Hello, I'd like to ask if I want to make regression prediction and output_ Dim = = 1, is SDT applicable (it seems to be only used for classification model?)
Thanks!
Hi @775269512, I think it is intuitive to use SDT on regression tasks, simply change the training criterion in main.py
, and there should be no need to modify anything inside the implementation of SDT.
hi, I did a simple experiment. Although the overall loss is decreasing, the output of each sample is the same and cannot be regressed (here out_dim = 1),
x = tensor([[ 1., 1., 1., 1., 1.], [ 2., 2., 2., 2., 2.], [ 3., 3., 3., 3., 3.], [ 4., 4., 4., 4., 4.], [ 5., 5., 5., 5., 5.], [ 6., 6., 6., 6., 6.], [ 7., 7., 7., 7., 7.], [ 8., 8., 8., 8., 8.], [ 9., 9., 9., 9., 9.], [10., 10., 10., 10., 10.]]) and y = np.array([5.56, 5.70, 5.91, 6.40, 6.80, 7.05, 8.90, 8.70, 9.00, 9.05]).ravel()
i got this result tensor([[7.1672], [7.3185], [7.3203], [7.3204], [7.3204], [7.3204], [7.3204], [7.3204], [7.3204], [7.3204]], grad_fn=<MmBackward>) Epoch: 499 | Loss: 1.93230 | Correct: 000/128
I don't know how to change it. It seems that when outdim = 1, the value of each leaf node is the same.
QAQ
Could you show me the code snippet on training and evaluating?
yep, it's here. In addition, I found that a paper is based on SDT, and I will study it: "SDTR: Soft Decision Tree Regressor for Tabular Data". It is difficult to understand the differentiable decision tree. This is a good interpretable model and I want to use it to do something.
btw, I will also study postgraduate in nju next semester. I find you are my senior~
''' from sklearn.datasets import fetch_california_housing
# Load data
housing = fetch_california_housing()
xs = torch.from_numpy(housing["data"]).float()
ys = torch.from_numpy(housing["target"]).unsqueeze(1).float()
print(xs.size())
print(ys.size())
print(xs)
input_dim = xs.size()[1]
output_dim = ys.size()[1]
# Model and Optimizer
tree = SDT(input_dim, output_dim, depth, lamda, use_cuda)

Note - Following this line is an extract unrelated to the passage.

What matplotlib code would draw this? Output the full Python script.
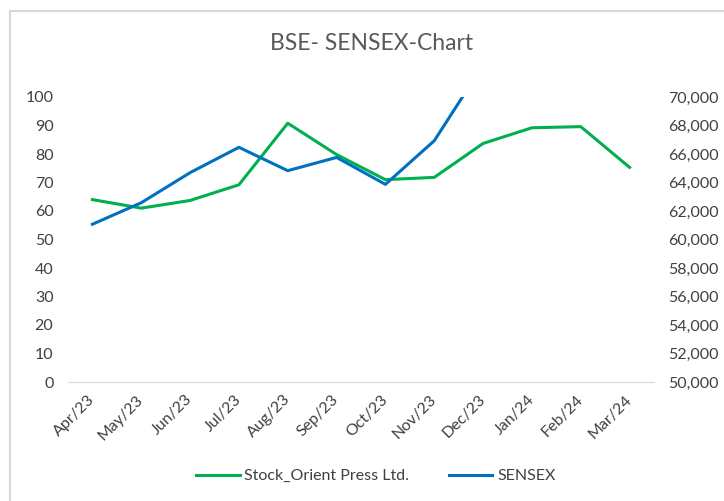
import matplotlib.pyplot as plt
import matplotlib.ticker as mticker
from matplotlib.lines import Line2D

# データ
months = ["Apr/23", "May/23", "Jun/23", "Jul/23", "Aug/23", "Sep/23",
          "Oct/23", "Nov/23", "Dec/23", "Jan/24", "Feb/24", "Mar/24"]
stock = [64.0, 61.0, 63.7, 69.2, 90.8, 79.8, 71.0, 71.8, 83.7, 89.2, 89.6, 75.3]
sensex = [61070, 62580, 64690, 66470, 64830, 65760, 63870, 66930, 72240, 71750, 72500, 73650]

green = "#00b050"
blue = "#0070c0"
txt = "#404040"

plt.rcParams['font.family'] = ['Lato', 'DejaVu Sans']

fig = plt.figure(figsize=(7.24, 5.01), dpi=100)
ax1 = fig.add_axes([68/724, 1-382/501, (654-68)/724, (382-97)/501])
ax2 = ax1.twinx()

x = list(range(len(months)))
ax1.plot(x, stock, color=green, lw=2.2, solid_joinstyle='round')
ax2.plot(x, sensex, color=blue, lw=2.2, solid_joinstyle='round')

ax1.set_xlim(-0.5, len(months) - 0.5)
ax1.set_ylim(0, 100)
ax2.set_ylim(50000, 70000)
ax1.set_yticks(range(0, 101, 10))
ax2.set_yticks(range(50000, 70001, 2000))
ax2.yaxis.set_major_formatter(mticker.StrMethodFormatter("{x:,.0f}"))

ax1.set_xticks(x)
ax1.set_xticklabels(months, rotation=45, ha='right', va='center',
                    rotation_mode='anchor')

for ax in (ax1, ax2):
    for s in ax.spines.values():
        s.set_visible(False)
    ax.tick_params(length=0, labelsize=11.5, labelcolor=txt)
ax1.spines['bottom'].set_visible(True)
ax1.spines['bottom'].set_color("#d9d9d9")
ax1.tick_params(axis='y', pad=10.5)
ax1.tick_params(axis='x', pad=11)
ax2.tick_params(axis='y', pad=10)

fig.text(372/724, 1-44/501, "BSE- SENSEX-Chart", ha='center', va='center',
         fontsize=16.5, color="#595959")

handles = [Line2D([], [], color=green, lw=2.2), Line2D([], [], color=blue, lw=2.2)]
fig.legend(handles, ["Stock_Orient Press Ltd.", "SENSEX"], loc='center',
           bbox_to_anchor=(376/724, 1-476/501), ncol=2, frameon=False,
           fontsize=11.5, labelcolor=txt, handlelength=2.7, handletextpad=0.3,
           columnspacing=2.5)

# グラフ枠
fig.add_artist(Line2D([10/724, 10/724], [0, 1-11/501], color="#d9d9d9", lw=1.5))
fig.add_artist(Line2D([10/724, 1], [1-11/501, 1-11/501], color="#d9d9d9", lw=1.5))

fig.savefig("out.png", dpi=100)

optimizer = torch.optim.Adam(tree.parameters(),
lr=lr,
weight_decay=weight_decaly)
# Utils
best_testing_acc = 0.0
testing_acc_list = []
training_loss_list = []
criterion = nn.MSELoss()
device = torch.device("cuda" if use_cuda else "cpu")
output, penalty = tree.forward(xs, is_training_data=True)
for epoch in range(epochs):
# Training
tree.train()
output, penalty = tree.forward(xs, is_training_data=True)
print(output)
loss = criterion(output, ys.view(-1))
# loss += penalty
optimizer.zero_grad()
loss.backward()
optimizer.step()
# Print training status
pred = output.data.max(1)[1]
correct = pred.eq(ys.view(-1).data).sum()
msg = (
"Epoch: {:02d} | Loss: {:.5f} |"
" Correct: {:03d}/{:03d}"
)
print(msg.format(epoch, loss, correct, batch_size))
training_loss_list.append(loss.cpu().data.numpy())
'''
It looks like you are using the full batch training process (i.e., without using a dataloader that samples batches), maybe you should consider to use one and train SDT in a stochastic way. Besides, what is the value of learning rate and weight decay?